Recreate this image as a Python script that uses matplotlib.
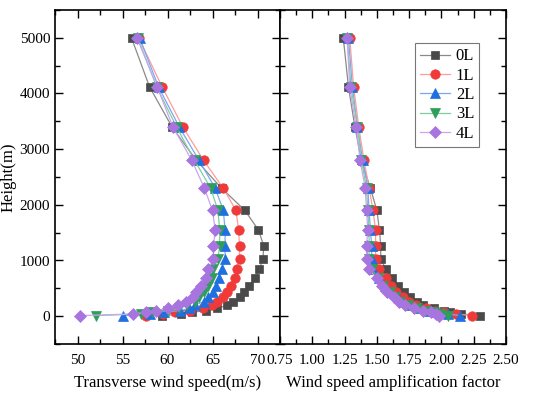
import matplotlib
matplotlib.use("Agg")
import matplotlib.pyplot as plt
from matplotlib.ticker import MultipleLocator

plt.rcParams['font.family'] = ['Liberation Serif', 'DejaVu Serif']

heights = [5000, 4120, 3400, 2800, 2300, 1900, 1550, 1260, 1030, 840, 680,
           540, 430, 340, 260, 195, 140, 100, 70, 40, 10]

series_names = ["0L", "1L", "2L", "3L", "4L"]

speed_0L = [56.0, 58.0, 60.5, 63.2, 66.0, 68.6, 70.1, 70.7, 70.6, 70.2, 69.7,
            69.1, 68.5, 68.0, 67.3, 66.6, 65.5, 64.3, 62.7, 61.5, 59.4]
speed_1L = [56.8, 59.4, 61.7, 64.0, 66.2, 67.6, 67.9, 68.0, 68.0, 67.7, 67.5,
            67.0, 66.6, 66.2, 65.5, 64.9, 63.9, 62.5, 60.8, 59.5, 57.6]
speed_2L = [56.9, 59.0, 61.3, 63.5, 65.3, 66.2, 66.4, 66.4, 66.4, 66.0, 65.7,
            65.4, 65.0, 64.5, 64.0, 63.0, 62.4, 61.4, 59.6, 58.0, 55.0]
speed_3L = [56.7, 58.8, 61.0, 63.0, 64.8, 65.6, 65.8, 65.8, 65.6, 65.1, 64.9,
            64.5, 64.0, 63.5, 63.0, 62.2, 61.3, 60.0, 58.3, 57.0, 52.0]
speed_4L = [56.6, 58.85, 60.6, 62.7, 64.1, 65.0, 65.3, 65.1, 65.1, 64.5, 64.3,
            63.7, 63.2, 62.8, 62.1, 61.2, 60.1, 58.7, 57.6, 56.2, 50.3]

amp_0L = [1.24, 1.28, 1.33, 1.38, 1.45, 1.50, 1.52, 1.53, 1.53, 1.57, 1.62,
          1.66, 1.71, 1.76, 1.81, 1.86, 1.94, 2.02, 2.07, 2.15, 2.30]
amp_1L = [1.29, 1.32, 1.36, 1.40, 1.44, 1.47, 1.49, 1.49, 1.49, 1.52, 1.57,
          1.61, 1.65, 1.70, 1.75, 1.80, 1.88, 1.95, 2.02, 2.11, 2.24]
amp_2L = [1.28, 1.31, 1.35, 1.39, 1.43, 1.44, 1.45, 1.46, 1.46, 1.47, 1.52,
          1.56, 1.61, 1.66, 1.70, 1.75, 1.82, 1.90, 1.96, 2.05, 2.14]
amp_3L = [1.27, 1.30, 1.35, 1.38, 1.42, 1.43, 1.44, 1.44, 1.44, 1.46, 1.51,
          1.55, 1.60, 1.64, 1.68, 1.74, 1.81, 1.88, 1.94, 2.00, 2.05]
amp_4L = [1.27, 1.29, 1.34, 1.37, 1.41, 1.42, 1.43, 1.42, 1.42, 1.44, 1.50,
          1.54, 1.58, 1.63, 1.67, 1.72, 1.79, 1.86, 1.92, 1.96, 1.98]

amp_ticks = [0.75, 1.0, 1.25, 1.5, 1.75, 2.0, 2.25, 2.5]
amp_ticklabels = ["0.75", "1.00", "1.25", "1.50", "1.75", "2.00", "2.25", "2.50"]

speeds = [speed_0L, speed_1L, speed_2L, speed_3L, speed_4L]
amps = [amp_0L, amp_1L, amp_2L, amp_3L, amp_4L]

marker_colors = ["#4a4a4a", "#f03a3a", "#1f6fe0", "#2e9e5b", "#a874e0"]
line_colors = ["#8a8a8a", "#ff9c9c", "#7aa8f0", "#7fcf9f", "#c9a6ef"]
markers = ["s", "o", "^", "v", "D"]
msizes = [6.2, 6.8, 7.0, 7.0, 6.0]

fig = plt.figure(figsize=(5.5, 3.93), dpi=100)
ax1 = fig.add_axes([55/550, 49/393, 225/550, 334/393])
ax2 = fig.add_axes([280/550, 49/393, 226/550, 334/393], sharey=ax1)

for i in range(5):
    kw = dict(color=line_colors[i], lw=0.9, marker=markers[i], ms=msizes[i],
              mfc=marker_colors[i], mec=marker_colors[i], mew=0.5)
    ax1.plot(speeds[i], heights, **kw)
    ax2.plot(amps[i], heights, label=series_names[i], **kw)

ax1.set_xlim(47.5, 72.5)
ax1.set_ylim(-500, 5500)
ax1.xaxis.set_major_locator(MultipleLocator(5))
ax1.xaxis.set_minor_locator(MultipleLocator(2.5))
ax1.yaxis.set_major_locator(MultipleLocator(1000))
ax1.yaxis.set_minor_locator(MultipleLocator(500))

ax2.set_xlim(0.75, 2.5)
ax2.xaxis.set_minor_locator(MultipleLocator(0.125))
ax2.set_xticks(amp_ticks)
ax2.set_xticklabels(amp_ticklabels)

for ax in (ax1, ax2):
    for s in ax.spines.values():
        s.set_linewidth(1.2)
    ax.tick_params(which='both', direction='in', top=True, left=True, right=True,
                   labelsize=11, width=1.0)
    ax.tick_params(axis='x', which='both', pad=7)
    ax.tick_params(which='major', length=6)
    ax.tick_params(which='minor', length=3.5)

ax2.tick_params(axis='y', which='both', labelleft=False)

ax1.set_xlabel("Transverse wind speed(m/s)", fontsize=12, labelpad=6)
ax2.set_xlabel("Wind speed amplification factor", fontsize=12, labelpad=6)
ax1.set_ylabel("Height(m)", fontsize=12)
ax1.yaxis.set_label_coords(-0.17, 0.5)

leg = ax2.legend(loc='upper left', bbox_to_anchor=(0.597, 0.9), fontsize=12,
                 frameon=True, fancybox=False, edgecolor='#555555',
                 handlelength=1.8, borderpad=0.3, labelspacing=0.2,
                 handletextpad=0.35, borderaxespad=0.0)
leg.get_frame().set_linewidth(0.8)

fig.savefig("out.png", dpi=100)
━━━━━━━━━━
§ DO THIS: Return, unchanged, the lines from the first line of the material through the line that holds "amps = [amp_0L, amp_1L, amp_2L, amp_3L, amp_4L]", inclusive, omitting pictures.

§ RESULT OF THIS TASK:
Recreate this image as a Python script that uses matplotlib.
import matplotlib
matplotlib.use("Agg")
import matplotlib.pyplot as plt
from matplotlib.ticker import MultipleLocator

plt.rcParams['font.family'] = ['Liberation Serif', 'DejaVu Serif']

heights = [5000, 4120, 3400, 2800, 2300, 1900, 1550, 1260, 1030, 840, 680,
           540, 430, 340, 260, 195, 140, 100, 70, 40, 10]

series_names = ["0L", "1L", "2L", "3L", "4L"]

speed_0L = [56.0, 58.0, 60.5, 63.2, 66.0, 68.6, 70.1, 70.7, 70.6, 70.2, 69.7,
            69.1, 68.5, 68.0, 67.3, 66.6, 65.5, 64.3, 62.7, 61.5, 59.4]
speed_1L = [56.8, 59.4, 61.7, 64.0, 66.2, 67.6, 67.9, 68.0, 68.0, 67.7, 67.5,
            67.0, 66.6, 66.2, 65.5, 64.9, 63.9, 62.5, 60.8, 59.5, 57.6]
speed_2L = [56.9, 59.0, 61.3, 63.5, 65.3, 66.2, 66.4, 66.4, 66.4, 66.0, 65.7,
            65.4, 65.0, 64.5, 64.0, 63.0, 62.4, 61.4, 59.6, 58.0, 55.0]
speed_3L = [56.7, 58.8, 61.0, 63.0, 64.8, 65.6, 65.8, 65.8, 65.6, 65.1, 64.9,
            64.5, 64.0, 63.5, 63.0, 62.2, 61.3, 60.0, 58.3, 57.0, 52.0]
speed_4L = [56.6, 58.85, 60.6, 62.7, 64.1, 65.0, 65.3, 65.1, 65.1, 64.5, 64.3,
            63.7, 63.2, 62.8, 62.1, 61.2, 60.1, 58.7, 57.6, 56.2, 50.3]

amp_0L = [1.24, 1.28, 1.33, 1.38, 1.45, 1.50, 1.52, 1.53, 1.53, 1.57, 1.62,
          1.66, 1.71, 1.76, 1.81, 1.86, 1.94, 2.02, 2.07, 2.15, 2.30]
amp_1L = [1.29, 1.32, 1.36, 1.40, 1.44, 1.47, 1.49, 1.49, 1.49, 1.52, 1.57,
          1.61, 1.65, 1.70, 1.75, 1.80, 1.88, 1.95, 2.02, 2.11, 2.24]
amp_2L = [1.28, 1.31, 1.35, 1.39, 1.43, 1.44, 1.45, 1.46, 1.46, 1.47, 1.52,
          1.56, 1.61, 1.66, 1.70, 1.75, 1.82, 1.90, 1.96, 2.05, 2.14]
amp_3L = [1.27, 1.30, 1.35, 1.38, 1.42, 1.43, 1.44, 1.44, 1.44, 1.46, 1.51,
          1.55, 1.60, 1.64, 1.68, 1.74, 1.81, 1.88, 1.94, 2.00, 2.05]
amp_4L = [1.27, 1.29, 1.34, 1.37, 1.41, 1.42, 1.43, 1.42, 1.42, 1.44, 1.50,
          1.54, 1.58, 1.63, 1.67, 1.72, 1.79, 1.86, 1.92, 1.96, 1.98]

amp_ticks = [0.75, 1.0, 1.25, 1.5, 1.75, 2.0, 2.25, 2.5]
amp_ticklabels = ["0.75", "1.00", "1.25", "1.50", "1.75", "2.00", "2.25", "2.50"]

speeds = [speed_0L, speed_1L, speed_2L, speed_3L, speed_4L]
amps = [amp_0L, amp_1L, amp_2L, amp_3L, amp_4L]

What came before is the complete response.